Hill High School(s) Redefine Fame

Allan Appel Photo

2022 Hall of Famer Shirley Neighbors (right) pins 2024 inductee Charles Williams for a half century of service to New Haven's public schools.

First there was a worm. Then we did a lamb’s heart, and then a cat. I’ll never forget how I found a bird in the cat’s belly.”

That’s right. We dissected everything.”

And, by the way, I want to tell you I just got my PhD.”

That was the catch-up of great news and affectionate student-teacher memory shared by long-time Lee and Career High School biology, anatomy, and chemistry teacher Shirley Neighbors and her student Arelious Heggie; they hadn’t seen each other in more than 20 years.
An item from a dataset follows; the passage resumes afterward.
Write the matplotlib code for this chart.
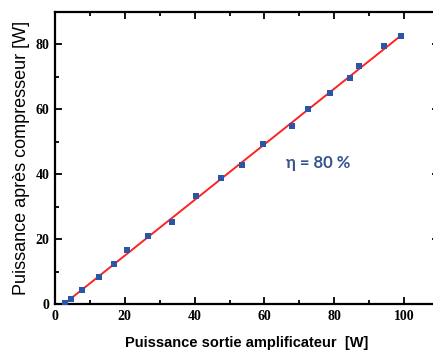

Saturday morning on the sunlit porch of Anthony’s Ocean View eatery in Morris Cove, it was one of many similar emotional conversations unfolding as more than 300 people gathered for the Lee-Career Alumni Associations third Hall of Fame induction ceremonies.

On hand were students, the most venerable now in their 70s, along with teachers, administrators, coaches, and other staff from Lee High School, which stood on the site of today’s Yale School of Nursing in the Hill from 1968 to 1986; and then was supplanted by today’s Career High, into which most of the staff and students moved.

Through a process of public nominations, review by a research committee, and then public voting on a slate of finalists, 15 inductees were celebrated.

Hall of Fame founder Pamela Monk Kelley and 2024 inductee Paul Hollywood Henderson.

The inductees range this year from professional educators like the current Hamden Superintendent of Schools Gary Highsmith (Lee 83) to Pulitzer Prize-winning financial writer David Wessel (Lee 72) to attorney and national legal educator Jeanette Manning (Career 92) to Geary Claxton (Career 04), the school’s all-time basketball leader in points, rebounds, and blocked shots.

If you notice something unusual here, it’s that the Lee-Career Hall of Fame is unique in New Haven and likely far beyond, in that it celebrates not only athletics but also humanitarian, lifetime, and professional achievement across the whole spectrum of life, and community service.

And you don’t even have to be an alum to be considered. Faculty and staff are also eligible, such as another of this year’s inductees, long-time educator and current New Haven Board of Education secretary Dr. Edward Joyner.

He recalled that his first paid teaching job was elucidating United States history — the real history, he pointed out to a reporter, including slavery, the good, bad, and the ugly — in the exciting and heady years of the late 1960s when Lee High first opened its doors.

Under the motivational leadership of Lee’s first principal Dr. Robert Schreck, the atmosphere, Joyner recalled, was like a real E pluribus unum” with a real unum, meaning that all the different ethnic and racial groups, comprising some 1,600 students divided into four houses,” who flocked to the school also shared in a strong common sense of school and community, where both athletics and academics thrived.

It was like a renaissance of history teaching,” Joyner recalled, suggesting also that while the pluribus” is alive and well today in the city schools (and everywhere) there’s a serious deficit of unum,” the sense of community, caring, and family that was unique to Lee High, he said, especially in its tumultuous first decade.

The Hall of Fame is the brainchild of Dr. Pamela Monk Kelley, who is an alum (Lee 73), a former teacher at Lee, and still on the faculty of the New Haven Public Schools.

Her memories of Lee are close to storybook: She met her future husband, Larry Kelley, there. They were 14 and 15 years old. He was a basketball star and she became head cheerleader. 

She also recalled that the creation of Lee High was, in part, a response to the race riots of the late 1960s and an attempt to create an inner-city school that was also an all-city school, one that was so familial that parents were welcome in the classroom; a place where kids from the whole of the Elm City flocked.

And they did.

You got two educations for the price of one,” recalled another of the organizers of the event, Stu Katz (Lee 79), who has had a long career as a TV producer.

You got the science and the history,” he said, but you also got exposure to an environment where everyone is not the same. That’s a great benefit of New Haven Public Schools,” he said, and that ability — to interact with all kind of people who don’t look like yourself — was a huge plus for him in his career, he reported.

Less grand but equally affecting memories also percolated enthusiastically among the attendees. 

For example, Jan Wolf Braunstein (Lee 71) remembered the pleasures of being on the tennis team, playing in the band, being an officer of her junior class.

Peter Evans, a long time boys basketball coach at the schools, recalled the 1976 season when Lee went all the way to the Connecticut state championship and prevailed. And this in the face of two other city perennial basketball powerhouses, Wilbur Cross and James Hillhouse high schools.

How did that happen? a reporter asked. Not to de-emphasize the importance of coaching, but did you have a super star?

Student and teacher after 20 years: Shirley Neighbors and Arelious Heggie.

It turns out Lee did: Sly Williams (Lee 76), who went on to spend several seasons with the New York Knicks.

Williams was inducted into the Lee-Career Hall of Fame in 2022.